Schools in the district (with 2020–21 enrollment data from the National Center for Education Statistics) are:
- Elementary schools
- Deerfield Elementary School with 400 students in grades PreK-4
  - Kelly Salazar, principal
- Glenwood Elementary School with 357 students in grades K-4
  - David Jasin, principal
- Hartshorn Elementary School with 393 students in grades K-4
  - Ken Frattini, principal
- South Mountain Elementary School with 274 students in grades PreK-4
  - Scott Wolfe, principal
- Wyoming Elementary School with 310 students in grades K-4
  - Kristin Mueller, principal
- Washington School with 398 students in grade 5
  - Peter Mercurio, principal
- Middle school
- Millburn Middle School with 1,197 students in grades 6–8
  - John Connolly, principal
- High school
- Millburn High School with 1,319 students in grades 9–12
  - William Miron, principal

==Administration==
Core members of the district's administration are:
- Christine Burton, superintendent
- Cheryl Schneider, business administrator and board secretary

==Board of education==
The district's board of education is comprised of nine members who set policy and oversee the fiscal and educational operation of the district through its administration.
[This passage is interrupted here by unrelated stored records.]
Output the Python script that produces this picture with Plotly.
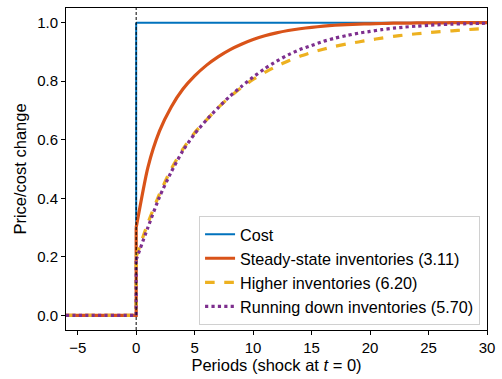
import plotly.graph_objects as go

# Periods before and after the cost shock (shock hits at t = 0)
pre_periods = [-6, -5, -4, -3, -2, -1, 0]
post_periods = list(range(0, 31))

# Price/cost response after the shock, one value per period t = 0..30
cost = [1.0] * 31
steady_state = [0.30, 0.505, 0.630, 0.712, 0.773, 0.818, 0.854, 0.883, 0.907,
                0.926, 0.942, 0.955, 0.965, 0.973, 0.979, 0.984, 0.988, 0.991,
                0.993, 0.995, 0.996, 0.997, 0.998, 0.998, 0.999, 0.999, 0.999,
                1.0, 1.0, 1.0, 1.0]
higher_inv = [0.20, 0.315, 0.415, 0.500, 0.568, 0.624, 0.667, 0.709, 0.746,
              0.778, 0.806, 0.830, 0.851, 0.869, 0.885, 0.898, 0.909, 0.919,
              0.927, 0.934, 0.941, 0.947, 0.953, 0.958, 0.962, 0.966, 0.969,
              0.972, 0.975, 0.978, 0.980]
running_down = [0.19, 0.300, 0.405, 0.490, 0.563, 0.620, 0.667, 0.709, 0.748,
                0.782, 0.814, 0.843, 0.868, 0.890, 0.908, 0.922, 0.936, 0.947,
                0.956, 0.964, 0.970, 0.976, 0.981, 0.985, 0.988, 0.991, 0.993,
                0.995, 0.996, 0.997, 0.998]
pre_shock = [0.0] * len(pre_periods)

series = [
    ("Cost", cost, "#0072BD", 2, "solid", "linear"),
    ("Steady-state inventories (3.11)", steady_state, "#D95319", 3.2, "solid", "spline"),
    ("Higher inventories (6.20)", higher_inv, "#EDB120", 3.2, "dash", "spline"),
    ("Running down inventories (5.70)", running_down, "#7E2F8E", 3.2, "dot", "spline"),
]

fig = go.Figure()
for name, vals, color, width, dash, shape in series:
    # flat pre-shock segment plus the jump at t = 0 (straight lines)
    fig.add_trace(go.Scatter(
        x=pre_periods + [0], y=pre_shock + [vals[0]], mode="lines",
        legendgroup=name, showlegend=False, hoverinfo="skip",
        line=dict(color=color, width=width, dash=dash, shape="linear"),
    ))
    # smooth post-shock adjustment path
    fig.add_trace(go.Scatter(
        x=post_periods, y=vals, mode="lines", name=name, legendgroup=name,
        line=dict(color=color, width=width, dash=dash, shape=shape, smoothing=0.6),
    ))

# Shock marker at t = 0
fig.add_shape(type="line", x0=0, x1=0, y0=0, y1=1, xref="x", yref="paper",
              line=dict(color="black", width=1, dash="3px,2px"))

font = "Liberation Sans, Arial, sans-serif"
fig.update_layout(
    width=502, height=379,
    margin=dict(l=66, r=11, t=7, b=48),
    paper_bgcolor="white", plot_bgcolor="white",
    font=dict(family=font, size=14, color="black"),
    showlegend=True,
    legend=dict(
        x=0.9835, y=0.015, xanchor="right", yanchor="bottom",
        bgcolor="rgba(255,255,255,0.85)", bordercolor="#d0d0d0", borderwidth=1,
        font=dict(size=16.2, family=font), tracegroupgap=0,
    ),
    xaxis=dict(
        range=[-6, 30], tickvals=[-5, 0, 5, 10, 15, 20, 25, 30],
        showgrid=False, zeroline=False, showline=True, linecolor="black",
        linewidth=1, mirror=True, ticks="outside", ticklen=4, tickcolor="black",
        tickfont=dict(size=15),
        title=dict(text="Periods (shock at <i>t</i> = 0)", font=dict(size=16.5), standoff=4),
    ),
    yaxis=dict(
        range=[-0.05, 1.05], tickvals=[0, 0.2, 0.4, 0.6, 0.8, 1.0], tickformat=".1f",
        showgrid=False, zeroline=False, showline=True, linecolor="black",
        linewidth=1, mirror=True, ticks="outside", ticklen=4, tickcolor="black",
        tickfont=dict(size=15),
        title=dict(text="Price/cost change", font=dict(size=16.5), standoff=6),
    ),
)

fig.write_html("out.html")
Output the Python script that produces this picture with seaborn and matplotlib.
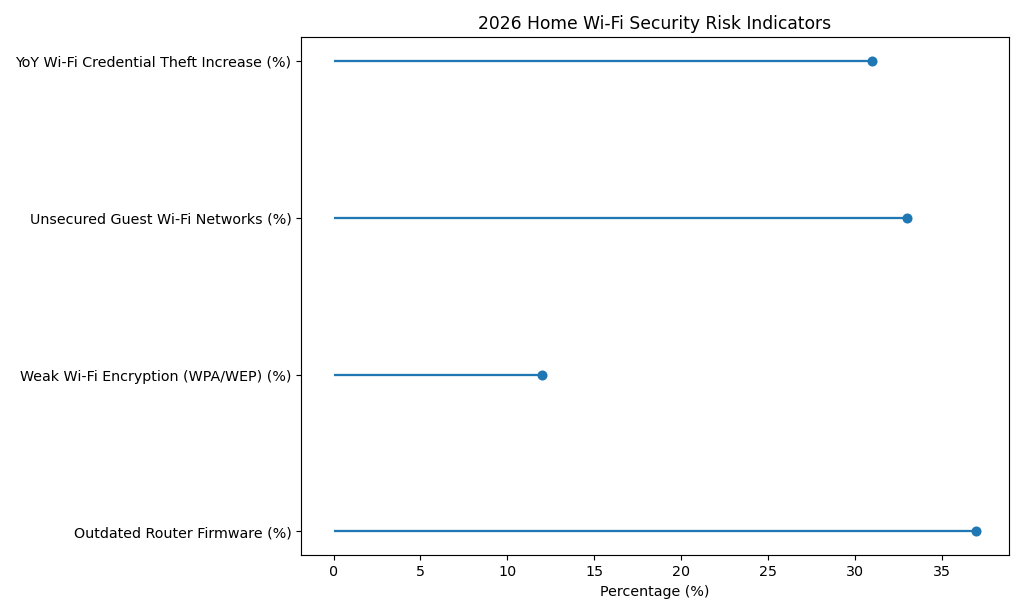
import matplotlib
matplotlib.use("Agg")
import matplotlib.pyplot as plt
import seaborn as sns
import pandas as pd

# data, top to bottom
categories = [
    "YoY Wi-Fi Credential Theft Increase (%)",
    "Unsecured Guest Wi-Fi Networks (%)",
    "Weak Wi-Fi Encryption (WPA/WEP) (%)",
    "Outdated Router Firmware (%)",
]
values = [31, 33, 12, 37]

df = pd.DataFrame({"indicator": categories, "value": values})

plt.style.use("default")
plt.rcParams["font.family"] = ["DejaVu Sans"]

fig, ax = plt.subplots(figsize=(10, 6), dpi=102.4)

# heads (seaborn puts first category on top)
sns.scatterplot(data=df, x="value", y="indicator", ax=ax, color="#1f77b4",
                s=50, edgecolor="#1f77b4", linewidth=0, zorder=3)
# stems
ax.hlines(y=df["indicator"], xmin=0, xmax=df["value"], color="#1f77b4", linewidth=1.6)

ax.set_title("2026 Home Wi-Fi Security Risk Indicators", fontsize=12)
ax.set_xlabel("Percentage (%)", fontsize=10)
ax.set_ylabel("")
ax.tick_params(labelsize=10)

plt.tight_layout()
plt.savefig("out.png")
As a Type II school district, the board's trustees are elected directly by voters to serve three-year terms of office on a staggered basis, with two or three seats up for election each year held (since 2012) as part of the November general election. The board appoints a superintendent to oversee the district's day-to-day operations and a business administrator to supervise the business functions of the district.